(Entries with chart source code)
########################################
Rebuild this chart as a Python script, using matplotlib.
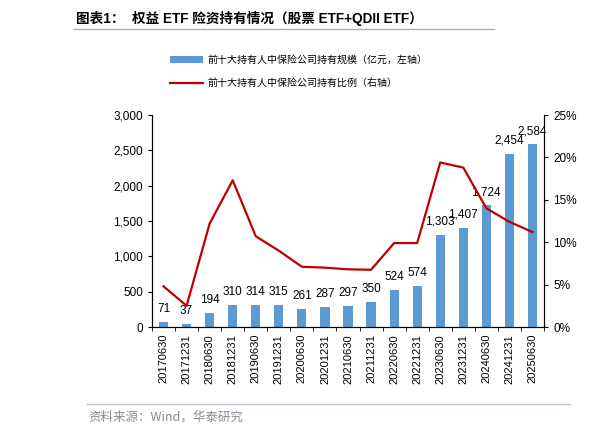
import matplotlib
matplotlib.use("Agg")
import matplotlib.pyplot as plt
from matplotlib.ticker import FuncFormatter, PercentFormatter
from matplotlib.lines import Line2D
import numpy as np

plt.rcParams['font.family'] = ['Liberation Sans', 'Noto Sans CJK SC', 'DejaVu Sans']

# data
dates = ["20170630", "20171231", "20180630", "20181231", "20190630", "20191231",
         "20200630", "20201231", "20210630", "20211231", "20220630", "20221231",
         "20230630", "20231231", "20240630", "20241231", "20250630"]
scale = [71, 37, 194, 310, 314, 315, 261, 287, 297, 350, 524, 574,
         1303, 1407, 1724, 2454, 2584]
ratio = [4.8, 2.5, 12.2, 17.3, 10.7, 9.0, 7.1, 7.0, 6.8, 6.75, 9.9, 9.9,
         19.4, 18.8, 14.0, 12.4, 11.2]

title = "图表1：  权益 ETF 险资持有情况（股票 ETF+QDII ETF）"
bar_label = "前十大持有人中保险公司持有规模（亿元，左轴）"
line_label = "前十大持有人中保险公司持有比例（右轴）"
source = "资料来源：Wind，华泰研究"

bar_color = "#5B9BD5"
line_color = "#C00000"

W, H = 616, 434
fig = plt.figure(figsize=(W / 100, H / 100), dpi=100)
ax = fig.add_axes([152 / W, 1 - 327 / H, (544 - 152) / W, (327 - 115) / H])

x = np.arange(len(dates))
bars = ax.bar(x, scale, width=0.4, color=bar_color, zorder=2)
for xi, v in zip(x, scale):
    ax.annotate(f"{v:,}", (xi, v), xytext=(0, 5), textcoords="offset points",
                ha="center", va="bottom", fontsize=8.5)

ax.set_xlim(-0.5, len(dates) - 0.5)
ax.set_ylim(0, 3000)
ax.set_yticks(np.arange(0, 3001, 500))
ax.yaxis.set_major_formatter(FuncFormatter(lambda v, p: f"{int(v):,}"))
ax.set_xticks(x)
ax.set_xticklabels(dates, rotation=90, fontsize=8)
ax.set_xticks(np.arange(-0.5, len(dates), 1), minor=True)
ax.tick_params(axis="x", which="major", length=0, pad=5)
ax.tick_params(axis="x", which="minor", length=3, direction="out")
ax.tick_params(axis="y", labelsize=8.5, length=3, direction="out")
ax.spines["top"].set_visible(False)

ax2 = ax.twinx()
ax2.plot(x, ratio, color=line_color, lw=1.6, zorder=3)
ax2.set_ylim(0, 25)
ax2.set_yticks(np.arange(0, 26, 5))
ax2.yaxis.set_major_formatter(PercentFormatter(decimals=0))
ax2.tick_params(axis="y", labelsize=8.5, length=3, direction="out")
ax2.spines["top"].set_visible(False)

handles = [bars, Line2D([], [], color=line_color, lw=1.6)]
fig.legend(handles, [bar_label, line_label], loc="upper left",
           bbox_to_anchor=(165 / W, 1 - 50 / H), frameon=False, borderpad=0,
           handlelength=3.3, handletextpad=0.4, labelspacing=1.3,
           prop={"family": ["Noto Sans CJK SC"], "size": 7.2})

fig.text(76 / W, 1 - 18 / H, title, fontsize=9.8, fontweight="bold",
         va="center", ha="left", family=["Liberation Sans", "Noto Sans CJK SC"])
fig.add_artist(Line2D([74 / W, 494 / W], [1 - 29 / H, 1 - 29 / H],
                      color="#A6B1C3", lw=1))
fig.add_artist(Line2D([87 / W, 570 / W], [1 - 404 / H, 1 - 404 / H],
                      color="#B7C3D3", lw=1))
fig.text(88 / W, 1 - 417 / H, source, fontsize=9, color="#8C8C8C",
         va="center", ha="left", family=["Noto Sans CJK SC"])

fig.savefig("out.png", dpi=100)
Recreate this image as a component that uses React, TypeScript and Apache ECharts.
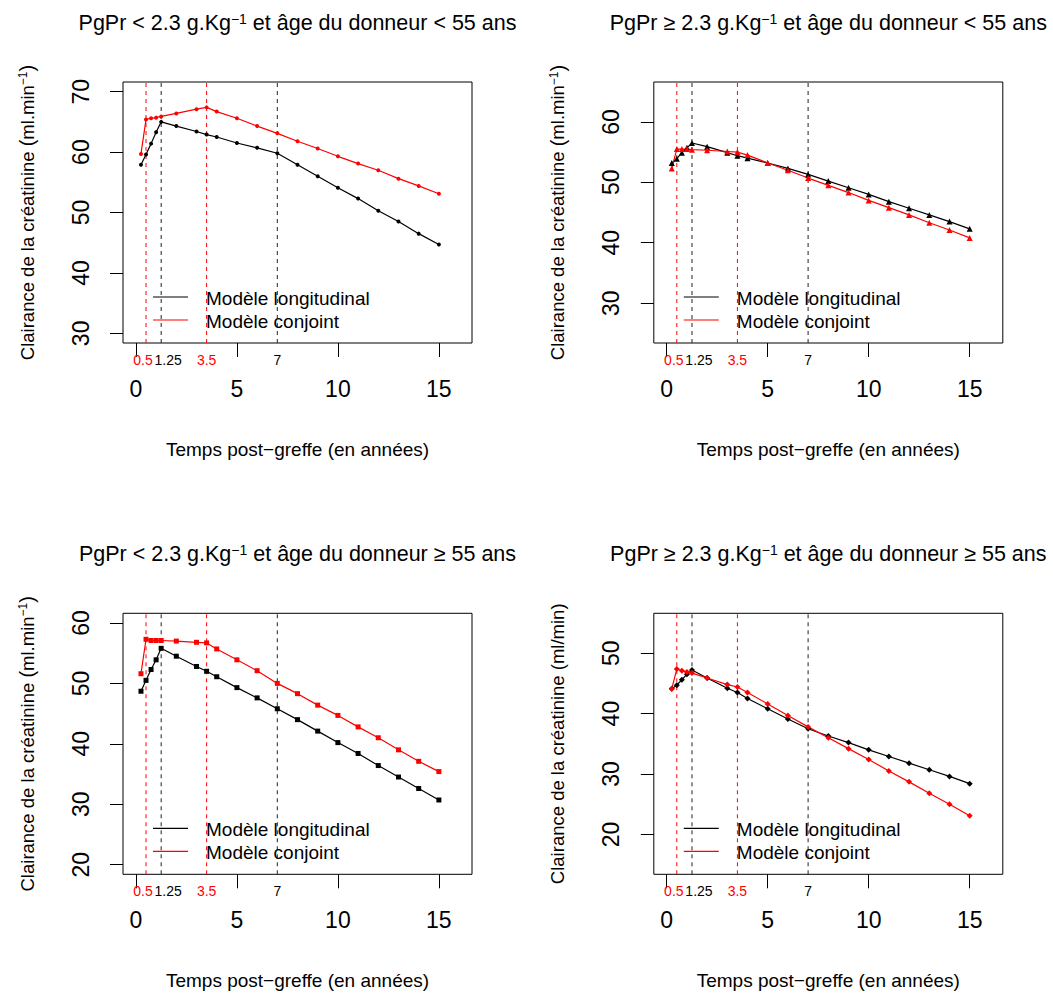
########################################
Write the entries above out again exactly, but not the pictures.

## RESULT OF THIS EXERCISE
Rebuild this chart as a Python script, using matplotlib.
import matplotlib
matplotlib.use("Agg")
import matplotlib.pyplot as plt
from matplotlib.ticker import FuncFormatter, PercentFormatter
from matplotlib.lines import Line2D
import numpy as np

plt.rcParams['font.family'] = ['Liberation Sans', 'Noto Sans CJK SC', 'DejaVu Sans']

# data
dates = ["20170630", "20171231", "20180630", "20181231", "20190630", "20191231",
         "20200630", "20201231", "20210630", "20211231", "20220630", "20221231",
         "20230630", "20231231", "20240630", "20241231", "20250630"]
scale = [71, 37, 194, 310, 314, 315, 261, 287, 297, 350, 524, 574,
         1303, 1407, 1724, 2454, 2584]
ratio = [4.8, 2.5, 12.2, 17.3, 10.7, 9.0, 7.1, 7.0, 6.8, 6.75, 9.9, 9.9,
         19.4, 18.8, 14.0, 12.4, 11.2]

title = "图表1：  权益 ETF 险资持有情况（股票 ETF+QDII ETF）"
bar_label = "前十大持有人中保险公司持有规模（亿元，左轴）"
line_label = "前十大持有人中保险公司持有比例（右轴）"
source = "资料来源：Wind，华泰研究"

bar_color = "#5B9BD5"
line_color = "#C00000"

W, H = 616, 434
fig = plt.figure(figsize=(W / 100, H / 100), dpi=100)
ax = fig.add_axes([152 / W, 1 - 327 / H, (544 - 152) / W, (327 - 115) / H])

x = np.arange(len(dates))
bars = ax.bar(x, scale, width=0.4, color=bar_color, zorder=2)
for xi, v in zip(x, scale):
    ax.annotate(f"{v:,}", (xi, v), xytext=(0, 5), textcoords="offset points",
                ha="center", va="bottom", fontsize=8.5)

ax.set_xlim(-0.5, len(dates) - 0.5)
ax.set_ylim(0, 3000)
ax.set_yticks(np.arange(0, 3001, 500))
ax.yaxis.set_major_formatter(FuncFormatter(lambda v, p: f"{int(v):,}"))
ax.set_xticks(x)
ax.set_xticklabels(dates, rotation=90, fontsize=8)
ax.set_xticks(np.arange(-0.5, len(dates), 1), minor=True)
ax.tick_params(axis="x", which="major", length=0, pad=5)
ax.tick_params(axis="x", which="minor", length=3, direction="out")
ax.tick_params(axis="y", labelsize=8.5, length=3, direction="out")
ax.spines["top"].set_visible(False)

ax2 = ax.twinx()
ax2.plot(x, ratio, color=line_color, lw=1.6, zorder=3)
ax2.set_ylim(0, 25)
ax2.set_yticks(np.arange(0, 26, 5))
ax2.yaxis.set_major_formatter(PercentFormatter(decimals=0))
ax2.tick_params(axis="y", labelsize=8.5, length=3, direction="out")
ax2.spines["top"].set_visible(False)

handles = [bars, Line2D([], [], color=line_color, lw=1.6)]
fig.legend(handles, [bar_label, line_label], loc="upper left",
           bbox_to_anchor=(165 / W, 1 - 50 / H), frameon=False, borderpad=0,
           handlelength=3.3, handletextpad=0.4, labelspacing=1.3,
           prop={"family": ["Noto Sans CJK SC"], "size": 7.2})

fig.text(76 / W, 1 - 18 / H, title, fontsize=9.8, fontweight="bold",
         va="center", ha="left", family=["Liberation Sans", "Noto Sans CJK SC"])
fig.add_artist(Line2D([74 / W, 494 / W], [1 - 29 / H, 1 - 29 / H],
                      color="#A6B1C3", lw=1))
fig.add_artist(Line2D([87 / W, 570 / W], [1 - 404 / H, 1 - 404 / H],
                      color="#B7C3D3", lw=1))
fig.text(88 / W, 1 - 417 / H, source, fontsize=9, color="#8C8C8C",
         va="center", ha="left", family=["Noto Sans CJK SC"])

fig.savefig("out.png", dpi=100)
Recreate this image as a component that uses React, TypeScript and Apache ECharts.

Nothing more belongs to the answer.